Archive for October 22nd, 2011

Libya: Now For The Future

Saturday, October 22nd, 2011

By comparison to Iraq and Afghanistan, Libya has been a triumph of arms and politics, especially for France and Britain, who led the calls for intervention. The difference between the hot headed, ill thought out and destructive adventures of Bush and Blair could not be more obvious.

The universal jubilation in Libya at the death of Gaddafi is extraordinary. It provides eloquent testimony to the covert hatred in which this dictator’s subjects held him, in spite of his declarations of their love for him. It is testimony also to the cruelty and suppression of the Gaddafi years, with the murders, torture and beatings. There is controversy over the apparent summary execution of a pleading Gaddafi by a seething mob of freedom fighters and this disturbs all those in the world who hoped for formal justice and retribution. What happened is similar to the end for Mussolini, whose rigid corpse was strung from a lamp post after execution by partisans. Italians shed few tears at this barbarity. What matters to Libyans, indeed all that matters, is that their tormentor is dead. How he died is beside the point, if it was cruel he deserved it.

The NTC has tried to put a gloss of cross-fire to explain. This kind of public relations cannot work in the age of the smart phone. In any case the NTC has no real control over the fighters who caught him and killed him. This is the nub of everything.

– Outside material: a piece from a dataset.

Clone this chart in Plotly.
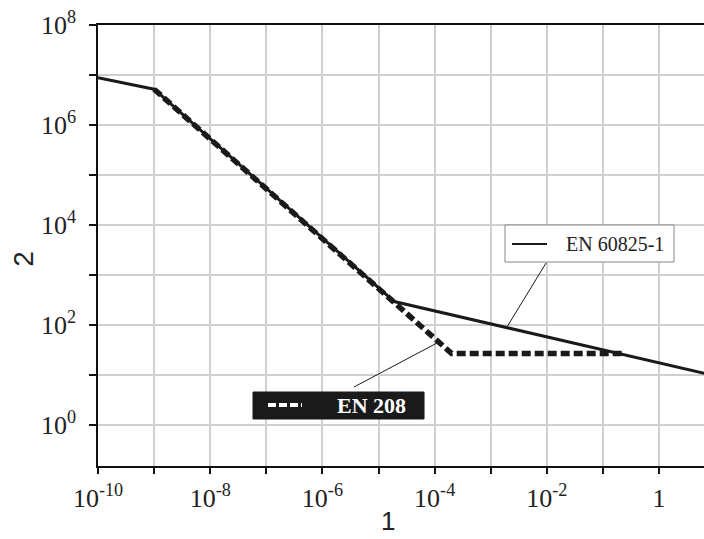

Whether Libya will be remembered by history as a triumph or a disaster, depends on what happens from now on. Can this enthusiastic and likable people, who formed themselves into one of the most ill disciplined military forces in history, equipped with the oddest mixture of home-made weapons ever seen, yet who relentlessly attacked and defeated well equipped government forces and wiped them out, make that leap from revolution to democracy without chaos and bloodshed in between?

The answer is yes they can. But not alone. Just as their victory was dependent on the West using its military assets to support them, so their reconstruction into a modern and inclusive democracy will require the support of the whole of the West’s structure of governance and institutional expertise to create the framework in which the goal can be made real. It is over for the uniforms, but time for the suits. If they help the Libyan people to do it their own way, just as the military did, the future for all Libyans could be golden.

Euro Summits: Can The Cracks Hold?

Saturday, October 22nd, 2011

It is now accepted worldwide that there is a political as well as financial crisis facing the Euro zone. This crisis has global potential. At the heart of it is an acceptance of Germany’s economic authority by France. Once these two agree, the rest will fall into line. But to work, to have effect, to be seen to have effect and to set the euro on the path to recovery, France must concede to Germany. The world is beginning to wonder whether this will happen.

Germany’s economic power in Europe is overwhelming. It contributes half of its bailout funds. Its political view, supported by the mass inclination of its voters, is for a model of financial rectitude based upon hard work, thrift and sound money. This jars with the less austere and more permissive financial regime which France has always preferred, favoured too by Italy and taken to extremes by others, notably Greece.

Germany did not get here in one easy bound. Its history is the most brutal and tormented in Europe. It has unleashed destruction upon others and itself been destroyed. He has known hyper-inflation when a loaf cost trillions of a currency which had been made worthless. It has had military, political, economic and social baptisms of unprecedented fire. Yet though it all it has emerged as Europe’s foremost economic power. It will not surrender what it has gained at such cost to pay the debts of economic playboys.

Europe had the option, long since gone, to set up structures which would create a democratic framework for unified economic governance within the euro zone. Now Greece is going bust, a sixty per cent write off is being canvassed, the banks are in peril and nobody can agree. It was thought that the spendthrift might have to leave and the northern countries would make a go of it together. But this cannot happen if France and Germany are not in accord. There are now two possibilities for an outcome of the multiple summits now in progress. Once is a fudge of committees and fiddles which will avert calamity now, but make it certain later. The other is to do it Germany’s way.

There is a third prospect, looming like an ogre in the shadows. No agreement of any kind. This means calamity now. Mayhem by next weekend.